Below are the records. Gather each line that holds "LaTeX".

[Records from a collection]

>> start

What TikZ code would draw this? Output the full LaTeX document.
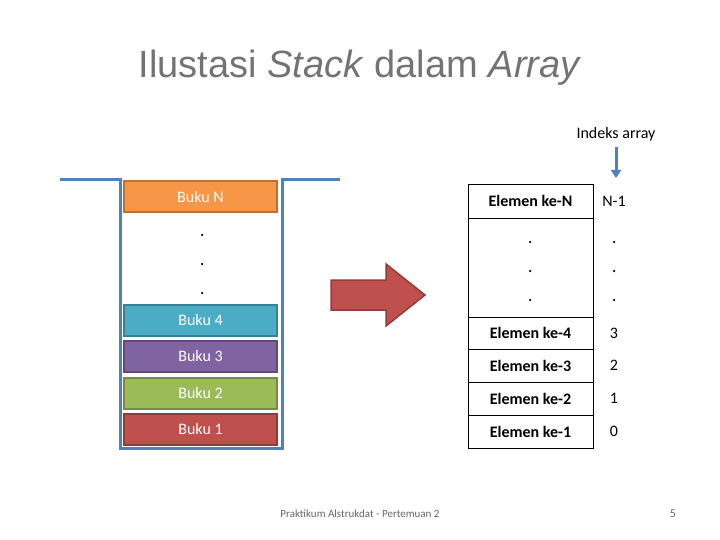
\documentclass[tikz,border=0pt]{standalone}
\usepackage{fontspec}
\setmainfont{Carlito}
\newfontfamily\titlefont{Liberation Sans}
\usetikzlibrary{arrows.meta}
\definecolor{wadah}{HTML}{4F81BD}
\definecolor{oranye}{HTML}{F79646}
\definecolor{tosca}{HTML}{4BACC6}
\definecolor{ungu}{HTML}{8064A2}
\definecolor{hijau}{HTML}{9BBB59}
\definecolor{merah}{HTML}{C0504D}
\begin{document}
\begin{tikzpicture}[x=1pt, y=-1pt,
		buku/.style={draw=#1!75!black, fill=#1, line width=2pt, minimum width=153pt, minimum height=31pt, inner sep=0pt, text=white, font=\fontsize{16}{18}\selectfont},
		sel/.style={draw, thick, outer sep=0pt, minimum width=125pt, inner sep=0pt, font=\bfseries\fontsize{16}{18}\selectfont},
		idx/.style={font=\fontsize{16}{18}\selectfont},
		titik/.style={circle, fill=black, inner sep=0pt, minimum size=2.5pt}]
		\useasboundingbox (0,0) rectangle (720,540);
		
		% judul
		\node[text=black!55, font=\titlefont\fontsize{38}{42}\selectfont] (judul) at (360,68) {Ilustasi \textit{Stack} dalam \textit{Array}};
		
		% wadah stack
		\draw[wadah, line width=3pt] (60,180) -- (120,180) -- (120,448) -- (282,448) -- (282,180) -- (340,180);
		\node[buku=oranye] (bN) at (200.5,197) {Buku N};
		\node[buku=tosca] (b4) at (200.5,320) {Buku 4};
		\node[buku=ungu] (b3) at (200.5,356.5) {Buku 3};
		\node[buku=hijau] (b2) at (200.5,393) {Buku 2};
		\node[buku=merah] (b1) at (200.5,429.5) {Buku 1};
		\foreach \y in {235,264,293}{\node[titik] at (202,\y) {};}
		
		% panah
		\draw[draw=merah!75!black, fill=merah, line width=1.5pt] (331,280) -- (386,280) -- (386,264) -- (425,295) -- (386,326) -- (386,310) -- (331,310) -- cycle;
		
		% array
		\node[sel, minimum height=34pt] (eN) at (530.5,201) {Elemen ke-N};
		\node[sel, minimum height=99pt, anchor=north] (eD) at (eN.south) {};
		\node[sel, minimum height=32pt, anchor=north] (e4) at (eD.south) {Elemen ke-4};
		\node[sel, minimum height=33pt, anchor=north] (e3) at (e4.south) {Elemen ke-3};
		\node[sel, minimum height=33pt, anchor=north] (e2) at (e3.south) {Elemen ke-2};
		\node[sel, minimum height=33pt, anchor=north] (e1) at (e2.south) {Elemen ke-1};
		\foreach \y in {242,271,300}{
			\node[titik] at (530,\y) {};
			\node[titik] at (614,\y) {};
		}
		\node[idx] (iN) at (614,201) {N-1};
		\node[idx] (i3) at (e4 -| 614,0) {3};
		\node[idx] (i2) at (e3 -| 614,0) {2};
		\node[idx] (i1) at (e2 -| 614,0) {1};
		\node[idx] (i0) at (e1 -| 614,0) {0};
		
		% indeks
		\node[idx] (indeks) at (616,134) {Indeks array};
		\coordinate (ujung) at (616,178);
		\draw[wadah, line width=3pt, -{Triangle[width=10pt,length=8pt]}] (indeks.south) ++(0,3) -- (ujung);
		
		% kaki
		\node[text=black!60, font=\fontsize{11}{12}\selectfont] (kaki) at (360,514) {Praktikum Alstrukdat - Pertemuan 2};
		\node[text=black!60, font=\fontsize{12}{12}\selectfont] (hal) at (673,514) {5};
\end{tikzpicture}
\end{document}
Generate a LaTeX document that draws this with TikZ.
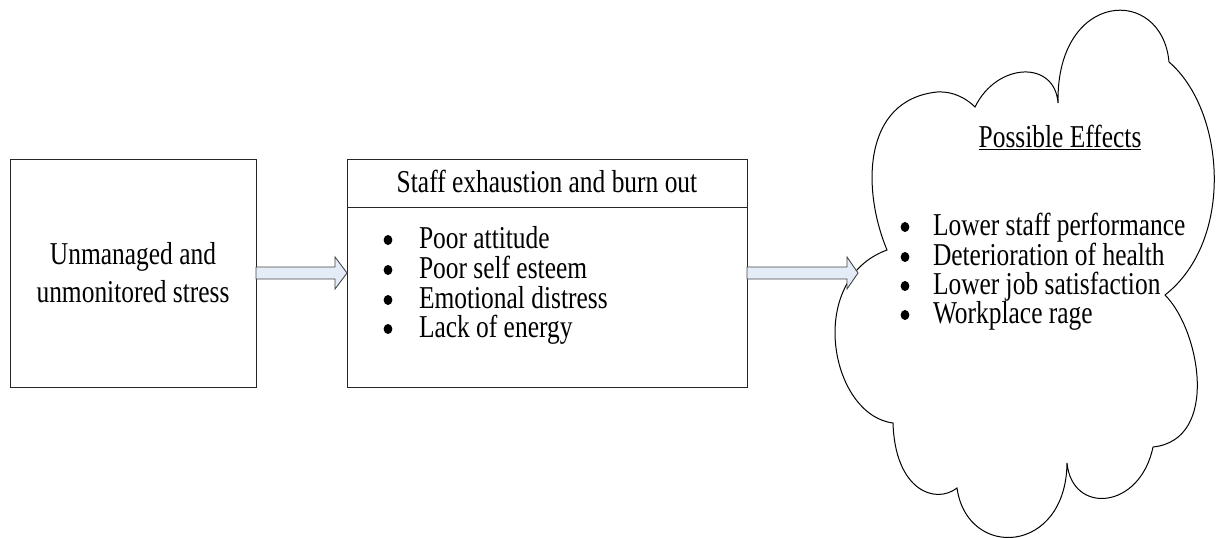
\documentclass[tikz,border=0pt]{standalone}
\usepackage{fontspec}
\setmainfont[FakeStretch=0.8]{Liberation Serif}
\usetikzlibrary{calc}
\definecolor{arrowfill}{RGB}{228,236,247}
\definecolor{arrowline}{RGB}{70,70,70}
\newcommand\diafs{\fontsize{31.8}{36}\selectfont}
\begin{document}
\begin{tikzpicture}[x=1pt,y=-1pt,
  box/.style={draw=black!85,line width=1pt,inner sep=0pt,outer sep=0pt},
  txt/.style={font=\diafs,inner sep=0pt,outer sep=0pt},
  bul/.style={fill=black},
  fatarrow/.style={draw=arrowline,fill=arrowfill,line width=0.9pt,line join=miter},
  cloudline/.style={draw=black,line width=1pt}]
\useasboundingbox (0,0) rectangle (1218,538);
% left box
\node[box,minimum width=246pt,minimum height=228pt] (L) at (133,273) {};
\node[txt,anchor=base] (l1) at (133,264) {Unmanaged and};
\node[txt,anchor=base] (l2) at (133,302) {unmonitored stress};
% middle box
\node[box,minimum width=400pt,minimum height=228pt] (M) at (547,273) {};
\coordinate (dl) at (347,207);
\coordinate (dr) at (747,207);
\draw[black!85,line width=1pt] (dl) -- (dr);
\node[txt,anchor=base] (mh) at (547,192) {Staff exhaustion and burn out};
\node[txt,anchor=base west] (m1) at (419,248) {Poor attitude};
\node[txt,anchor=base west] (m2) at (419,278) {Poor self esteem};
\node[txt,anchor=base west] (m3) at (419,308) {Emotional distress};
\node[txt,anchor=base west] (m4) at (419,337) {Lack of energy};
\foreach \yy in {240,270,300,329} \fill[bul] (388,\yy) ellipse [x radius=4.4pt, y radius=5pt];
% cloud
\draw[cloudline] (887,250) .. controls (862,190) and (862,100) .. (937,92)
  .. controls (955,91) and (968,100) .. (975,107)
  .. controls (997,62) and (1055,60) .. (1058,103)
  .. controls (1056,-10) and (1162,-15) .. (1169,62)
  .. controls (1225,110) and (1235,240) .. (1165,295)
  .. controls (1200,330) and (1220,440) .. (1153,447)
  .. controls (1140,510) and (1072,515) .. (1067,463)
  .. controls (1066,555) and (967,560) .. (957,488)
  .. controls (935,505) and (895,490) .. (893,423)
  .. controls (830,415) and (805,280) .. (887,250) -- cycle;
\coordinate (ctip) at (858,273);
\node[txt,anchor=base] (ch) at (1060,147) {\underline{Possible Effects}};
\node[txt,anchor=base west] (c1) at (933,235) {Lower staff performance};
\node[txt,anchor=base west] (c2) at (933,265) {Deterioration of health};
\node[txt,anchor=base west] (c3) at (933,294) {Lower job satisfaction};
\node[txt,anchor=base west] (c4) at (933,323) {Workplace rage};
\foreach \yy in {227,257,286,315} \fill[bul] (905,\yy) ellipse [x radius=4.4pt, y radius=5pt];
% arrows
\draw[fatarrow] ($(L.east)+(0,-6)$) -- ($(M.west)+(-12,-6)$) -- ($(M.west)+(-12,-16)$) -- (M.west)
  -- ($(M.west)+(-12,16)$) -- ($(M.west)+(-12,6)$) -- ($(L.east)+(0,6)$) -- cycle;
\draw[fatarrow] ($(M.east)+(0,-6)$) -- ($(ctip)+(-11,-6)$) -- ($(ctip)+(-11,-16)$) -- (ctip)
  -- ($(ctip)+(-11,16)$) -- ($(ctip)+(-11,6)$) -- ($(M.east)+(0,6)$) -- cycle;
\end{tikzpicture}
\end{document}
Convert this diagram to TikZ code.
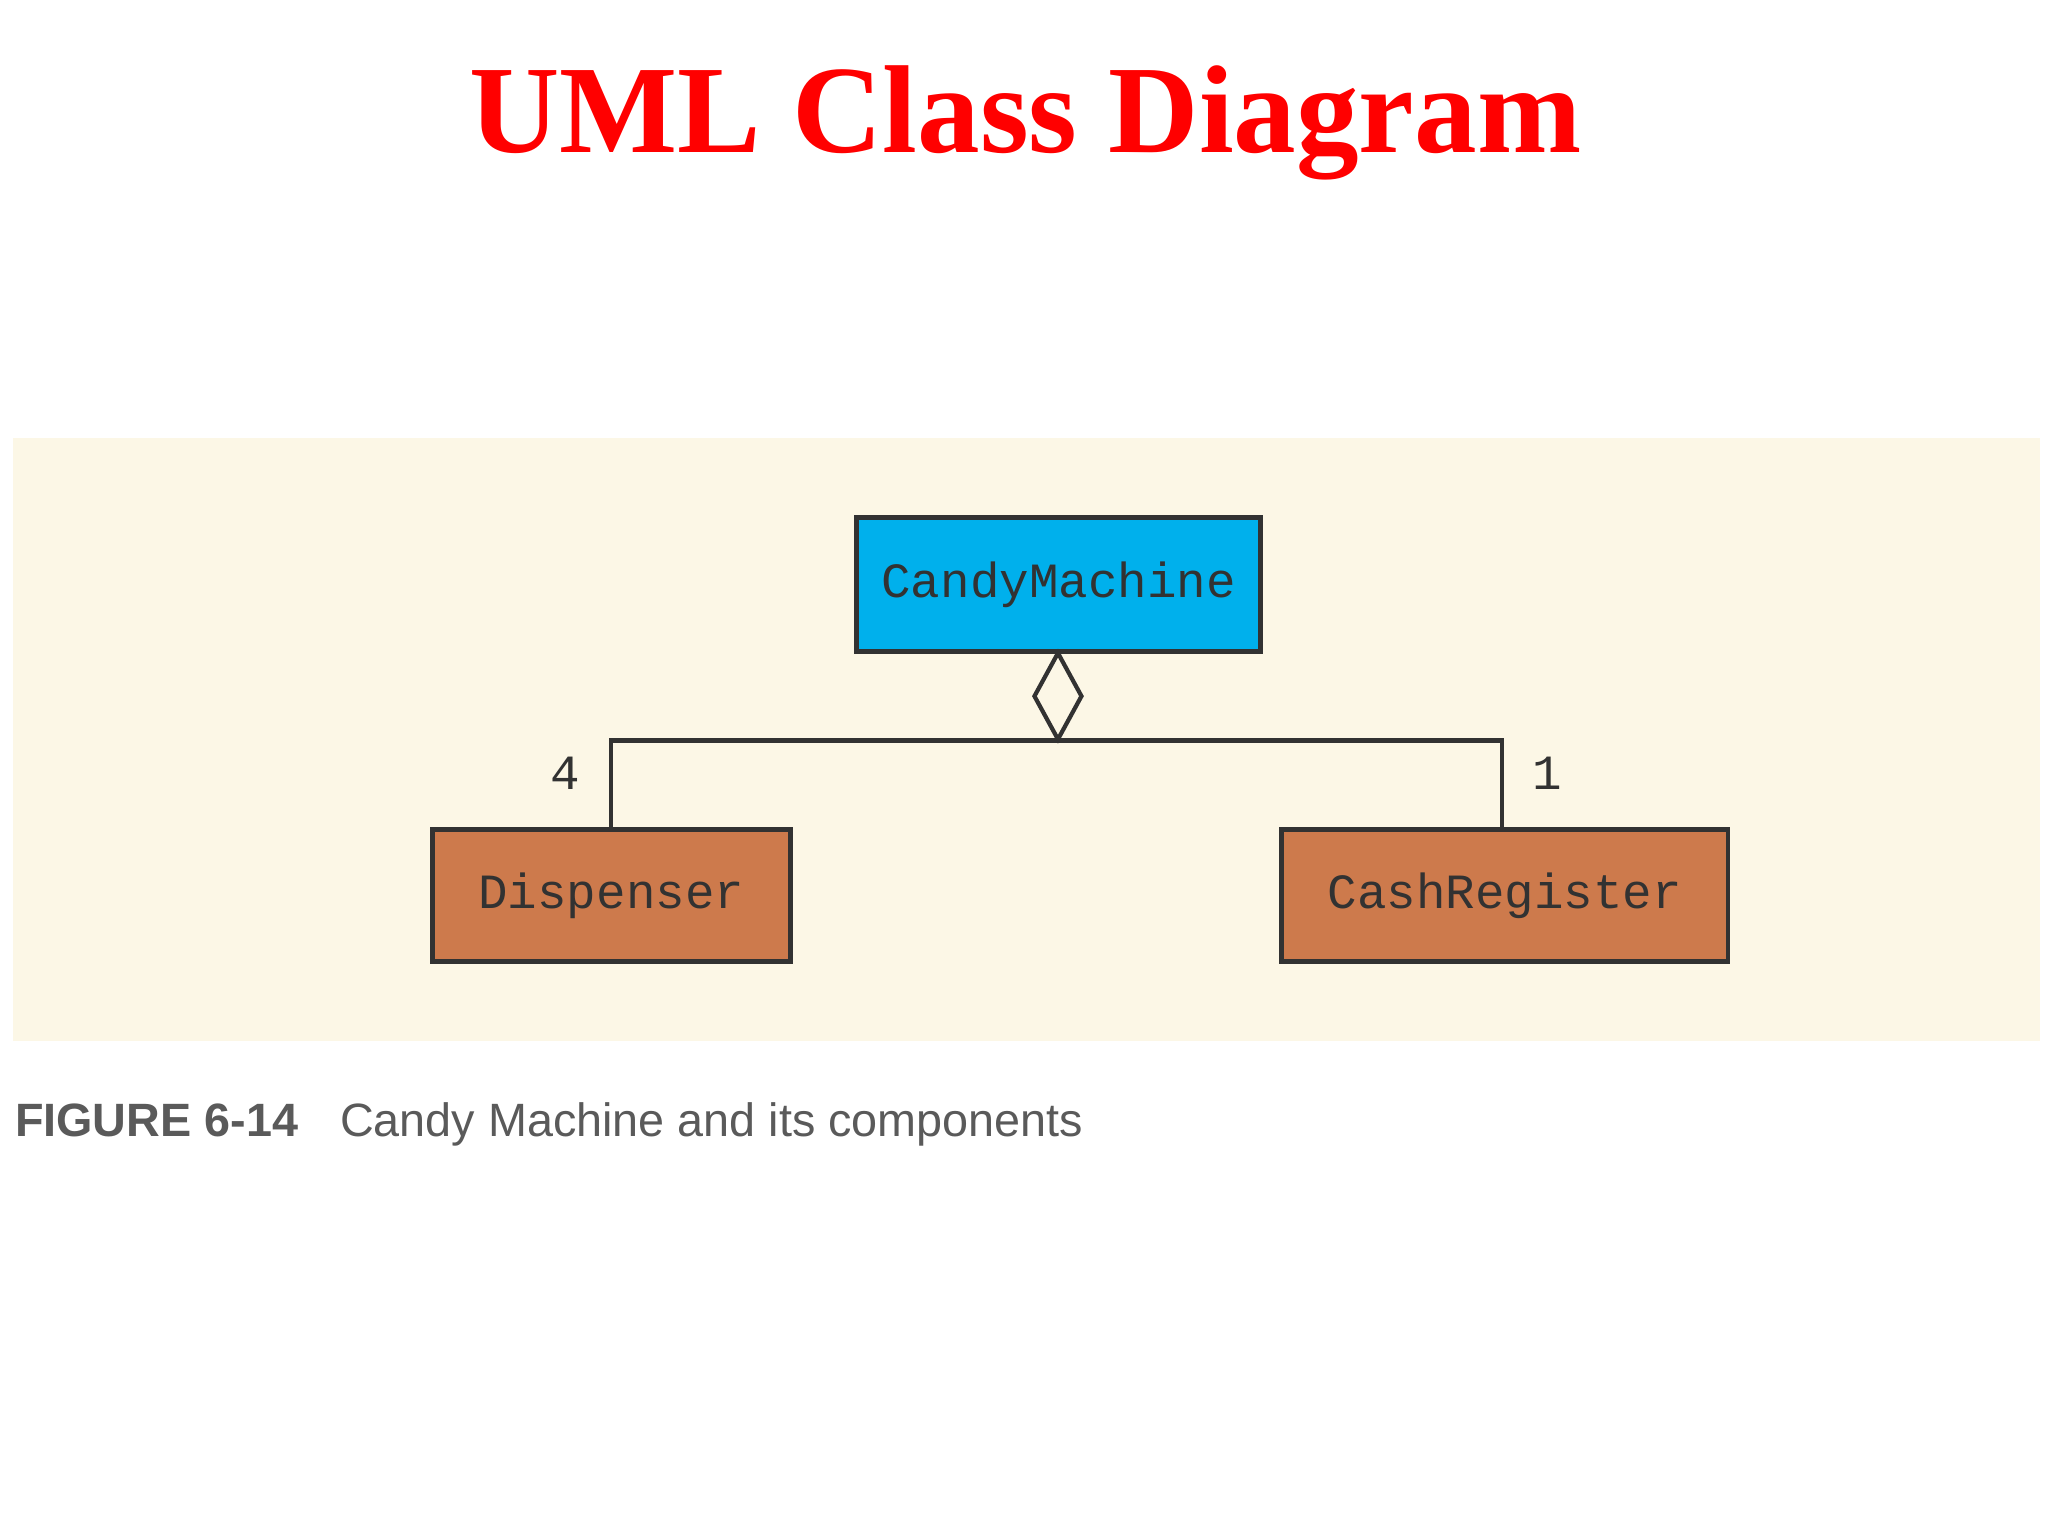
\documentclass[tikz,border=0pt]{standalone}
\usepackage{fontspec}
\setmainfont{Liberation Serif}
\newfontfamily\monof{Liberation Mono}
\newfontfamily\sansf{Liberation Sans}
\usetikzlibrary{shapes.geometric}
\definecolor{cream}{RGB}{252,247,230}
\definecolor{cmblue}{RGB}{0,176,236}
\definecolor{brick}{RGB}{205,122,76}
\definecolor{ink}{RGB}{50,50,50}
\definecolor{cap}{RGB}{90,90,90}
\tikzset{
  cls/.style={draw=ink, line width=1.4pt, font=\monof\fontsize{14}{16}\selectfont, text=ink, inner sep=0pt},
  conn/.style={draw=ink, line width=1.2pt},
  mult/.style={font=\monof\fontsize{14}{16}\selectfont, text=ink}
}
\begin{document}
\begin{tikzpicture}[x=0.01306cm,y=-0.01306cm]
\useasboundingbox (0,0) rectangle (1568,1176);
\fill[white] (0,0) rectangle (1568,1176);
\node (title) at (785,94) {\fontsize{35.6}{40}\selectfont\bfseries\color{red}UML Class Diagram};
\fill[cream] (10,335) rectangle (1562,797);
\node[cls, fill=cmblue, minimum width=309*0.01306cm, minimum height=103*0.01306cm] (cm) at (810.5,447.5) {CandyMachine};
\node[cls, fill=brick, minimum width=274*0.01306cm, minimum height=101*0.01306cm] (disp) at (468,685.5) {Dispenser};
\node[cls, fill=brick, minimum width=342*0.01306cm, minimum height=101*0.01306cm] (cash) at (1152,685.5) {CashRegister};
\coordinate (dtop) at (810,500);
\coordinate (dbot) at (810,566);
\draw[conn, fill=cream] (dtop) -- (828,533) -- (dbot) -- (792,533) -- cycle;
\draw[conn] (disp.north -| 468,0) -- (468,567) -- (1150,567) -- (cash.north -| 1150,0);
\node[mult] (m4) at (433,592) {4};
\node[mult] (m1) at (1185,592) {1};
\node[anchor=west, font=\sansf\fontsize{13.3}{16}\selectfont, text=cap] (capt) at (2,861) {\textbf{FIGURE 6-14}\hspace{0.9em}Candy Machine and its components};
\end{tikzpicture}
\end{document}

>> end

_COMPLETED TASK:_
What TikZ code would draw this? Output the full LaTeX document.
Generate a LaTeX document that draws this with TikZ.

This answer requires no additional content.